> [Stated exercise]
Transcribe the stretch of entries below from the line with "Generate a web" through the line with "var boundaries = [1e-2, 10]", exactly and with both ends included; leave out all other lines.

> [Data shown]
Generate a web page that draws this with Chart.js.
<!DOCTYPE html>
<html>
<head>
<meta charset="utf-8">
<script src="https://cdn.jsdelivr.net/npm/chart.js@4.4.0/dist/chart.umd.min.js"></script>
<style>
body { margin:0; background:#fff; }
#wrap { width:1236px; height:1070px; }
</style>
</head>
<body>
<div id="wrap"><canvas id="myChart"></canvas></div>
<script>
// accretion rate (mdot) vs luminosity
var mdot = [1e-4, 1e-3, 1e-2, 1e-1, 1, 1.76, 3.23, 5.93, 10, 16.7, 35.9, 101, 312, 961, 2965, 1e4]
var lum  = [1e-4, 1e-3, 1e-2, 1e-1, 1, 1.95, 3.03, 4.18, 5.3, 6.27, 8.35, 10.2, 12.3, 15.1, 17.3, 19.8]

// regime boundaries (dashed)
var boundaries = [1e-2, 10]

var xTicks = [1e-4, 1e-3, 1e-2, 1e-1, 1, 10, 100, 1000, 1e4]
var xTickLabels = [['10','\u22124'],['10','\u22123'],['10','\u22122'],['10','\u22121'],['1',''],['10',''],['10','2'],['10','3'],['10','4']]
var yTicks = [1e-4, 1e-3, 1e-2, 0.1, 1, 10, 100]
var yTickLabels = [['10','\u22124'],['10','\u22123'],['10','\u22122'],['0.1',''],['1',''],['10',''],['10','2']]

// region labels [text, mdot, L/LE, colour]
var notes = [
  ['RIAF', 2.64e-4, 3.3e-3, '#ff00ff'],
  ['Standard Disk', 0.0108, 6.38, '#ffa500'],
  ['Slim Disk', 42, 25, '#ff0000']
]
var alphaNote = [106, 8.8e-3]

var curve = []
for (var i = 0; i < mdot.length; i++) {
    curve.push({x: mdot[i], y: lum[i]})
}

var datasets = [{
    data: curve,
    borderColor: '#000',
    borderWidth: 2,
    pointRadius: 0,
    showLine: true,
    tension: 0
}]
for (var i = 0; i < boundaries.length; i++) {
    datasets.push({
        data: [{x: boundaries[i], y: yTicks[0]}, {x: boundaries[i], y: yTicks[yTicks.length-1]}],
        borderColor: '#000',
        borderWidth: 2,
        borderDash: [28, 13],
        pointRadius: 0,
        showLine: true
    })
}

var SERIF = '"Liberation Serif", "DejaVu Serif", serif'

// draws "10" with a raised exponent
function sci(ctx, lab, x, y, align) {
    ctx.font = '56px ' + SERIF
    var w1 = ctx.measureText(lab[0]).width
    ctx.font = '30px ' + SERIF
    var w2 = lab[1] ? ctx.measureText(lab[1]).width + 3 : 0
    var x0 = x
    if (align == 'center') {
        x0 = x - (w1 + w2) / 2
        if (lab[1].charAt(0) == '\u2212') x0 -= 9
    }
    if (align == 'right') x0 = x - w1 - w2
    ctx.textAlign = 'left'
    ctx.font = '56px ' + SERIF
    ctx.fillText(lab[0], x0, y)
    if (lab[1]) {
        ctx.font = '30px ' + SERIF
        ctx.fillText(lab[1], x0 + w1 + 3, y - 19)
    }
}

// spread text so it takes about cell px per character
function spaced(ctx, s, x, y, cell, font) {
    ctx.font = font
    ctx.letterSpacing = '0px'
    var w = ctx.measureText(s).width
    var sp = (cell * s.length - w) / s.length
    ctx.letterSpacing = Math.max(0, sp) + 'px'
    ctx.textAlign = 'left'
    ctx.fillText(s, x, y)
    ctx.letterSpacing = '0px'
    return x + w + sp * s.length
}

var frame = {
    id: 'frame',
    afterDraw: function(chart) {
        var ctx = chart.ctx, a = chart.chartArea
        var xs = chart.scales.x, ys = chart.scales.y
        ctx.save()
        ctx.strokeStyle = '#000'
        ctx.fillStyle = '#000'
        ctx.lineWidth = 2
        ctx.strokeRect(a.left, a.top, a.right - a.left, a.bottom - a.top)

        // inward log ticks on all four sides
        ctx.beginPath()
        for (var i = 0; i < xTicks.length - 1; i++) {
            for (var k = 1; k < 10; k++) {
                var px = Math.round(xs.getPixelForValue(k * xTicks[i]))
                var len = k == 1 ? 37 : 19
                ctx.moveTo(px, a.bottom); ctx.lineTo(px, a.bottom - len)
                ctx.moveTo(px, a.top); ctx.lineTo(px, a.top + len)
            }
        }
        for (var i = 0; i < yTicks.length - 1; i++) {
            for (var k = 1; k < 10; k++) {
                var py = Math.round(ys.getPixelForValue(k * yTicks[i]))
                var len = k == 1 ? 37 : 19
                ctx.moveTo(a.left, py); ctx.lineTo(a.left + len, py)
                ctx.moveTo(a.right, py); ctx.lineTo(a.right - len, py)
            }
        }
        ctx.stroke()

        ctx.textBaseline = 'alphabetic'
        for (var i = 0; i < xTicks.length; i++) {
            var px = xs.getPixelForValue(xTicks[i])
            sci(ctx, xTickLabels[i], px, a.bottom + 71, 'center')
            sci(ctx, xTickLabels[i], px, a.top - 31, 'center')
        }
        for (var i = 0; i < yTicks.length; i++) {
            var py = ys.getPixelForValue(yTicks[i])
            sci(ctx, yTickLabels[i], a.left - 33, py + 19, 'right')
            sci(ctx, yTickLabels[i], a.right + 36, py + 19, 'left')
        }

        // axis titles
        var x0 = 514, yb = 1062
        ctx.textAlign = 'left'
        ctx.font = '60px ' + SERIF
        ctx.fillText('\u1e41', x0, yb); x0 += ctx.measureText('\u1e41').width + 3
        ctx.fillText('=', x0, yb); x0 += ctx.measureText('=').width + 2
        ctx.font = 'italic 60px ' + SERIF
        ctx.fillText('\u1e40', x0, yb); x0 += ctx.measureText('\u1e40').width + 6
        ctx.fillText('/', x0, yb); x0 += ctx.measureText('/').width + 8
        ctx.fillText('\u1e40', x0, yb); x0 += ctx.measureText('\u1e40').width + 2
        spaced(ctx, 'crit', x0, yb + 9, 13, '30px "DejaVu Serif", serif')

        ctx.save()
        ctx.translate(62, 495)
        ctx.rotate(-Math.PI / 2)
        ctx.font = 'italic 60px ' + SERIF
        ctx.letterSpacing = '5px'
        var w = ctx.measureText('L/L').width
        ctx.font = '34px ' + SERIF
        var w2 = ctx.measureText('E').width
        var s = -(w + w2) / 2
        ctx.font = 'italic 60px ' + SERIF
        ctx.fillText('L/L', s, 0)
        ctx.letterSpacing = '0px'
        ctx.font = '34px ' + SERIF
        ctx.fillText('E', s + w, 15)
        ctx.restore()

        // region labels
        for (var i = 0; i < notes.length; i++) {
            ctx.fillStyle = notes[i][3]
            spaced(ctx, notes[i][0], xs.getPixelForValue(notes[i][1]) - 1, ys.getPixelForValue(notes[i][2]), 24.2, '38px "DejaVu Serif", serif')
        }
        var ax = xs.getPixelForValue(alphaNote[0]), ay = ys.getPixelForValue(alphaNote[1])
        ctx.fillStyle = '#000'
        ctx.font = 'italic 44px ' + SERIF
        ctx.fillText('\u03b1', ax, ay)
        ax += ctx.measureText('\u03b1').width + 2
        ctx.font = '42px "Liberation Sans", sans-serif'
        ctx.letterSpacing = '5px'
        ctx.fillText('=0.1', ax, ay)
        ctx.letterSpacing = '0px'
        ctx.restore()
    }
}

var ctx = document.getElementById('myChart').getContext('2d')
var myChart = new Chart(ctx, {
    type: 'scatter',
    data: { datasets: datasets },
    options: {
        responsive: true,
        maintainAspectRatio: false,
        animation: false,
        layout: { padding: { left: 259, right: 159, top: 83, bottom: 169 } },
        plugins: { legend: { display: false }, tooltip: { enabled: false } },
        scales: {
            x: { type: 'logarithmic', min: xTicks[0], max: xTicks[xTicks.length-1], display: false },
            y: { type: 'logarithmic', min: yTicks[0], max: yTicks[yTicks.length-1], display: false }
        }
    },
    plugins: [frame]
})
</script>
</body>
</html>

* * *

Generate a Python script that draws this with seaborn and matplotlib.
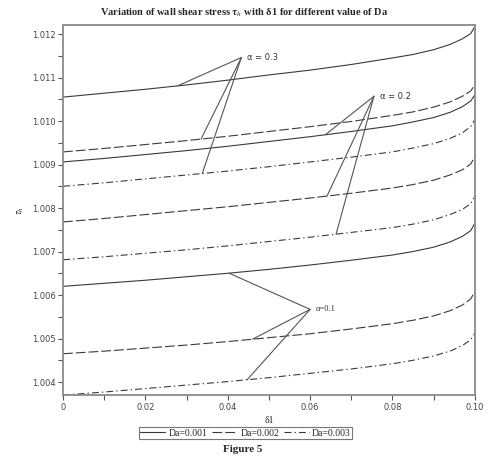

> [Solution]
Generate a web page that draws this with Chart.js.
<!DOCTYPE html>
<html>
<head>
<meta charset="utf-8">
<script src="https://cdn.jsdelivr.net/npm/chart.js@4.4.0/dist/chart.umd.min.js"></script>
<style>
body { margin:0; background:#fff; }
#wrap { width:1236px; height:1070px; }
</style>
</head>
<body>
<div id="wrap"><canvas id="myChart"></canvas></div>
<script>
// accretion rate (mdot) vs luminosity
var mdot = [1e-4, 1e-3, 1e-2, 1e-1, 1, 1.76, 3.23, 5.93, 10, 16.7, 35.9, 101, 312, 961, 2965, 1e4]
var lum  = [1e-4, 1e-3, 1e-2, 1e-1, 1, 1.95, 3.03, 4.18, 5.3, 6.27, 8.35, 10.2, 12.3, 15.1, 17.3, 19.8]

// regime boundaries (dashed)
var boundaries = [1e-2, 10]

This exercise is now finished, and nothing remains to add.